Years ago, while I was lugging equipment to cover breaking news at all hours of the day and night, I would tell myself it was all going to be worth it someday. Yes, someday, I would tell myself, all this experience will payoff. Like a pack horse, I would drag recorders and tape (yes, tape) and microphones and cords and a typewriter (yes a typewriter) and a bag of my own stuff, which, of course, included coins for the payphone (yes, a payphone). I reported from the scene to paint the picture and bring the heart of the story to the listener. I was, after all, working towards that perfect job I would have, someday.
Then, one day, someday went out the window. The internet arrived and the smartphone evolved and before long, everyone and anyone was a reporter. Forget experience. Simply focus, shoot and send. Just about every news, weather, and sports program featured people from anywhere and everywhere who were texting and tweeting and blogging and skyping. Media outlets couldn’t get enough (free content) and neither could audiences. From the palm of the hand, one had the world at their fingertips. The desire for immediate information and instant gratification burgeoned and so did the competition.
There was a time, not so long ago, when the intrepid reporter would monitor police scanners and chase the story. Now, you can’t get out the door before someone watching from their yard has uploaded their download. Human tragedy and natural disasters are on display in real time and archived in a Cloud. The technology has empowered entire cultures and inspired revolutions. It has created phenomenons like flash mobs and bad behavior like sexting, but it has also broughta new approach to crime fighting and medical treatment and has exposed terrorist plots both at home and abroad. The social media culture has delivered the world to the masses and that’s a beautiful thing.

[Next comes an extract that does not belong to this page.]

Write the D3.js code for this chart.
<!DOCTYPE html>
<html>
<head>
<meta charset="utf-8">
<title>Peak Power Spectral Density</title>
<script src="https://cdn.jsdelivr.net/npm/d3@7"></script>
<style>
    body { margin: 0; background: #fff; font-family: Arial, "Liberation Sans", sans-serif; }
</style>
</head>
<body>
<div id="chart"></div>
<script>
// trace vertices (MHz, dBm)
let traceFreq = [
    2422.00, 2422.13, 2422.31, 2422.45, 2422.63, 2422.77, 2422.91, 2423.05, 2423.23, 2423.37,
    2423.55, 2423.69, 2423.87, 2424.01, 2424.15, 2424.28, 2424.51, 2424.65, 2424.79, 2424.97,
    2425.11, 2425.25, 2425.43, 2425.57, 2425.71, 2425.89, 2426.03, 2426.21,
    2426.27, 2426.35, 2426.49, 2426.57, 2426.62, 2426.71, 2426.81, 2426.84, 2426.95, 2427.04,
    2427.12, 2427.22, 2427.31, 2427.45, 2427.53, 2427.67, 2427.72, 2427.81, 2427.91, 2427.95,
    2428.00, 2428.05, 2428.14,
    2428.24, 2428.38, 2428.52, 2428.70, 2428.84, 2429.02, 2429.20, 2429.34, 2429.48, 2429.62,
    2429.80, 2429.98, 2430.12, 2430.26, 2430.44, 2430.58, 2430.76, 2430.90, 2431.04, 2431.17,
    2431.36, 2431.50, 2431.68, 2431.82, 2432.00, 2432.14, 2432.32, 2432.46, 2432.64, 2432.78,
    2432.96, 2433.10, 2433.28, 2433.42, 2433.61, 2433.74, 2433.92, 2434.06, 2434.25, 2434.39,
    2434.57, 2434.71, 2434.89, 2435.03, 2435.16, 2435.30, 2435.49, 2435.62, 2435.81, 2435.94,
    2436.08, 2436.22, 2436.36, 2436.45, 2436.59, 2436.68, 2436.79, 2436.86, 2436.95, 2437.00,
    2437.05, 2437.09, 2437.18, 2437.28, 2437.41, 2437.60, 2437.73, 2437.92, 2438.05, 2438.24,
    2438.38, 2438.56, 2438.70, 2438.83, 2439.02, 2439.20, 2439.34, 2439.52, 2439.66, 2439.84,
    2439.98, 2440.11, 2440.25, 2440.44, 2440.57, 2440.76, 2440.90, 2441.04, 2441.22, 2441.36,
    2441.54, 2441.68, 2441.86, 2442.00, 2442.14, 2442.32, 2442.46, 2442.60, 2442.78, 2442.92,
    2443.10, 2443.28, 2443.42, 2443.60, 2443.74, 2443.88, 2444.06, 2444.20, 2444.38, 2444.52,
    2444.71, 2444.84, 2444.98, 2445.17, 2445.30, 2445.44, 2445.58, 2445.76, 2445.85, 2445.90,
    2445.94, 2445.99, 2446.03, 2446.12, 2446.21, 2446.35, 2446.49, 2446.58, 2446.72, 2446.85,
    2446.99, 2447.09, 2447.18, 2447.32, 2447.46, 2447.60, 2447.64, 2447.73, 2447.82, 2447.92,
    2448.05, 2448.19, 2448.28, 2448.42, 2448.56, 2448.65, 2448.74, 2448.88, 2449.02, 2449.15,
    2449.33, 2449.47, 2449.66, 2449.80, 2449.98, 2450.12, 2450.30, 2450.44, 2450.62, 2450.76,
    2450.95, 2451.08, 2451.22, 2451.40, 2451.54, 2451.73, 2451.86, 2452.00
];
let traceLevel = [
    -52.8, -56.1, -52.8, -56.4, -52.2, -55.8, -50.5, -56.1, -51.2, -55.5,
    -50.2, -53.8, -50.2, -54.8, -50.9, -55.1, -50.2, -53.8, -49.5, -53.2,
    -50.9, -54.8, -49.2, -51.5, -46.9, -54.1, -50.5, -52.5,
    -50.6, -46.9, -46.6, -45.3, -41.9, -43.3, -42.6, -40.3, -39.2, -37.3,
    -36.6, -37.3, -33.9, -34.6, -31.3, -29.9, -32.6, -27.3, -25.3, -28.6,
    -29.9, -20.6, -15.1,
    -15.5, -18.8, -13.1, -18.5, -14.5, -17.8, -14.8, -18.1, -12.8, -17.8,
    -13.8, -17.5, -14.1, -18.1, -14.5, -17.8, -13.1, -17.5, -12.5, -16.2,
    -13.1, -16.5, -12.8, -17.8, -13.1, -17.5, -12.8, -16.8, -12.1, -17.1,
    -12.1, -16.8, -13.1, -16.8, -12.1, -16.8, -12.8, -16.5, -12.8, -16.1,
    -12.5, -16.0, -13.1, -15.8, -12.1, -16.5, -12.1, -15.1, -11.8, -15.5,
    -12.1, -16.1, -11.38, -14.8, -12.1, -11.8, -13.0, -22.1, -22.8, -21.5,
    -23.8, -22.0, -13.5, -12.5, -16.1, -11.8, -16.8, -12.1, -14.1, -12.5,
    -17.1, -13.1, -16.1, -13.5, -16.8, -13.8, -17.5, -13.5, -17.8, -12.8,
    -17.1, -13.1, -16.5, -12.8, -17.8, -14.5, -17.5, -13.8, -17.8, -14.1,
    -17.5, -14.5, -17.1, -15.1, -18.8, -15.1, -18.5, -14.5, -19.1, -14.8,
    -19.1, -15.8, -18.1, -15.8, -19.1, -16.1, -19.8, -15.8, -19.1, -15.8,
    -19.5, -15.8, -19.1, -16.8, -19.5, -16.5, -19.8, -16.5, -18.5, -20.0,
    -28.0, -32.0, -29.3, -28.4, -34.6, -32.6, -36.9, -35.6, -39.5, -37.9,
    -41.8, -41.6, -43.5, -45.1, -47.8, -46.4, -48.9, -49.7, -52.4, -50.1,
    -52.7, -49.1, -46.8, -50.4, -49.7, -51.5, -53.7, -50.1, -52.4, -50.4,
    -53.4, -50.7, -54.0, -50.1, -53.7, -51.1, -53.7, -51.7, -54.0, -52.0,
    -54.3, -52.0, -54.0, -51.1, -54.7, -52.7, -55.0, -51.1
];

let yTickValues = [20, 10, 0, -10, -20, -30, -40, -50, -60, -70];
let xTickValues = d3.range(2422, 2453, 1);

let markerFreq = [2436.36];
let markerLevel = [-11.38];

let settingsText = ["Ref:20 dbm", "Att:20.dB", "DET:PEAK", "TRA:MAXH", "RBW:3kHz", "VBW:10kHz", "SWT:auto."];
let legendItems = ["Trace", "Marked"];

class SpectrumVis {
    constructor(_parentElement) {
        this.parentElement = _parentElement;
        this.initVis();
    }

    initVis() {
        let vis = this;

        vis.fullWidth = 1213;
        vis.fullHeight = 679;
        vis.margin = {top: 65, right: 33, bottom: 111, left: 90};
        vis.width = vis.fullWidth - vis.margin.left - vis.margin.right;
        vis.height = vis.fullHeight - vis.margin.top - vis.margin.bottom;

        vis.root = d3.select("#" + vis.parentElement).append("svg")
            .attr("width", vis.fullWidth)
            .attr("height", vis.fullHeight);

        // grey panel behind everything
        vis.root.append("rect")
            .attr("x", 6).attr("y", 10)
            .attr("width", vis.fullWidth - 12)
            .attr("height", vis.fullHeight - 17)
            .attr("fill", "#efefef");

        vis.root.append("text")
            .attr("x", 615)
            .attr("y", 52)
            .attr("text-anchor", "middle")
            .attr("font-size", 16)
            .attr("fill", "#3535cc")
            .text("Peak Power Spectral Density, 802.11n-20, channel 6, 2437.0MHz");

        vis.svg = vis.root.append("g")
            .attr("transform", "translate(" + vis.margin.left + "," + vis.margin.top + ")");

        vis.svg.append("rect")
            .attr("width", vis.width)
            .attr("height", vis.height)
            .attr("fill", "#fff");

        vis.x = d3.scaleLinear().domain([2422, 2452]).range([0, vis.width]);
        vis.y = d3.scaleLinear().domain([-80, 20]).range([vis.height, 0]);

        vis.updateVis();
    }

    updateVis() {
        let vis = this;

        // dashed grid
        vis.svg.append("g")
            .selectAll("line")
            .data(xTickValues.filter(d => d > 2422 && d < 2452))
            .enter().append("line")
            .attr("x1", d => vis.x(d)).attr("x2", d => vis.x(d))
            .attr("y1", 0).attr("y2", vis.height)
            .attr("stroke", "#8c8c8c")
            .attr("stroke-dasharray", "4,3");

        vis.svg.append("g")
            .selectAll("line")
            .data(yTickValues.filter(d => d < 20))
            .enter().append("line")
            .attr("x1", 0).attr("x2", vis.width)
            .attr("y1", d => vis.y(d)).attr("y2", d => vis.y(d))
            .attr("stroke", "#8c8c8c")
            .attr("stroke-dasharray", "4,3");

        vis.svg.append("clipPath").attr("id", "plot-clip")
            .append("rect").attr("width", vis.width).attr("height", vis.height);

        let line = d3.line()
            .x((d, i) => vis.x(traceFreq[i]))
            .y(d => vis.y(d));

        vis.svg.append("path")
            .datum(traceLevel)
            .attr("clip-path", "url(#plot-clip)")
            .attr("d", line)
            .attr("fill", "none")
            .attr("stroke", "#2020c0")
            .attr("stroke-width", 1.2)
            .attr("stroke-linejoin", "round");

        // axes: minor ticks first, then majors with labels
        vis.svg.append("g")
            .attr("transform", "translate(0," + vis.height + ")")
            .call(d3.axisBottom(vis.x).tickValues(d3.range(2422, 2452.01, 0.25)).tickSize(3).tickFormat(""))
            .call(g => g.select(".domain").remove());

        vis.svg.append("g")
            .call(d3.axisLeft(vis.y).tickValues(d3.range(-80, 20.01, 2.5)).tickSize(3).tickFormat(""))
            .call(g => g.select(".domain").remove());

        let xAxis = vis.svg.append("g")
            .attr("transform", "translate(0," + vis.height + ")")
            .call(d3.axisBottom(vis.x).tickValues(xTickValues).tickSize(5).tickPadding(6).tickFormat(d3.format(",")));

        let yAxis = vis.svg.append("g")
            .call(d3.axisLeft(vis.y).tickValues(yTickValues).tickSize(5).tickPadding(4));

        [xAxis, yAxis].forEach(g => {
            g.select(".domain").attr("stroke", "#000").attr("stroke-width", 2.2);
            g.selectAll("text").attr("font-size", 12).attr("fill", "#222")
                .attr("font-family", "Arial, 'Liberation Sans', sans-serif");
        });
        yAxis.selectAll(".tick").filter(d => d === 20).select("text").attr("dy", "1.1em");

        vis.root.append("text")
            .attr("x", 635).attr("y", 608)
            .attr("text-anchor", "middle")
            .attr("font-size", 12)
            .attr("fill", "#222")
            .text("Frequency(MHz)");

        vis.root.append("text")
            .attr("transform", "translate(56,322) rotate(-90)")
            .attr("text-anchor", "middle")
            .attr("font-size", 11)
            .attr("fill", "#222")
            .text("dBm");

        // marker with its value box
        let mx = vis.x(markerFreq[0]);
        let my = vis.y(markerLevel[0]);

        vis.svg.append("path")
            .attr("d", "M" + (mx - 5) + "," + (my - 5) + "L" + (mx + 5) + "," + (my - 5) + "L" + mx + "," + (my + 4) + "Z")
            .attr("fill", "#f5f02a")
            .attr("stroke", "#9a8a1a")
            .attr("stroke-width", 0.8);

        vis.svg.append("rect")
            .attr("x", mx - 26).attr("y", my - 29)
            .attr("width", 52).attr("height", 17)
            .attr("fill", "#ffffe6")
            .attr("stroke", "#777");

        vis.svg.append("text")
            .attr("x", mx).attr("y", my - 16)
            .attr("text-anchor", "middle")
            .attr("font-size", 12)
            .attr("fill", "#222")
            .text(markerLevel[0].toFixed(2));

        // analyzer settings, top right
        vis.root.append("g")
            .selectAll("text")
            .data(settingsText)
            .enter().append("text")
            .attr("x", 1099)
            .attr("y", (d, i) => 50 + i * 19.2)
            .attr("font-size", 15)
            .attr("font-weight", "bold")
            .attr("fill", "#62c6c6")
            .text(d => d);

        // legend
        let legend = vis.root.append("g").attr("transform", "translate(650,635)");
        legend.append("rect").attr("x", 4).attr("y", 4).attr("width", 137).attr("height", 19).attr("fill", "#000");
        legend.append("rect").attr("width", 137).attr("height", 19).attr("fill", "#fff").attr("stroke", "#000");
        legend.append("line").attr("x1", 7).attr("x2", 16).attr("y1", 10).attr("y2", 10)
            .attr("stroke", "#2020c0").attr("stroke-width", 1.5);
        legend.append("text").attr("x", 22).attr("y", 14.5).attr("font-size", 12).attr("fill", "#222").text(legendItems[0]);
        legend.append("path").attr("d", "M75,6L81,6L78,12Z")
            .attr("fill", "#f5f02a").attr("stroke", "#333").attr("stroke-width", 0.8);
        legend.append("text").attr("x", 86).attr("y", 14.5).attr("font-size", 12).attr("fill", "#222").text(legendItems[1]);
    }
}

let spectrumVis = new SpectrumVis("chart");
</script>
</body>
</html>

There is, however, a downside to this need for speed, this hunger to be in the know. We have literally raised generations of Americans who don’t realize that speculation isn’t fact and neither is opinion. The rush to be “first” now means credibility may be a liability, confirming sources is an afterthought, and pursuing both sides of a story simply fades in importance. Social media has brought a Wild West mentality to the information stream. (Aren’t tweets truth?) And many educators believe techspeak is contributing to the decline of grammar and language skills. Maybe so. In its research, the Pew Foundation found that 18-24 year olds who engage in social media send and receive an average of 32-hundred text messages a month. That’s a lot of shorthand.
That said, I realized recently, when I didn’t know that ICYMI meant In Case You Missed It, that I had, indeed, missed it. I suppose it’s time to jump on that horse and ride. It’s time to rustle up a twitter handle and a personal profile. I have watched from the techno sidelines long enough. It’s time to get in the game and there’s no time like the present. I suppose that means I’m off to the phone store for that upgrade I’m due.
Vicki Pimentel is a writer and veteran radio reporter covering news and sports in St. Louis.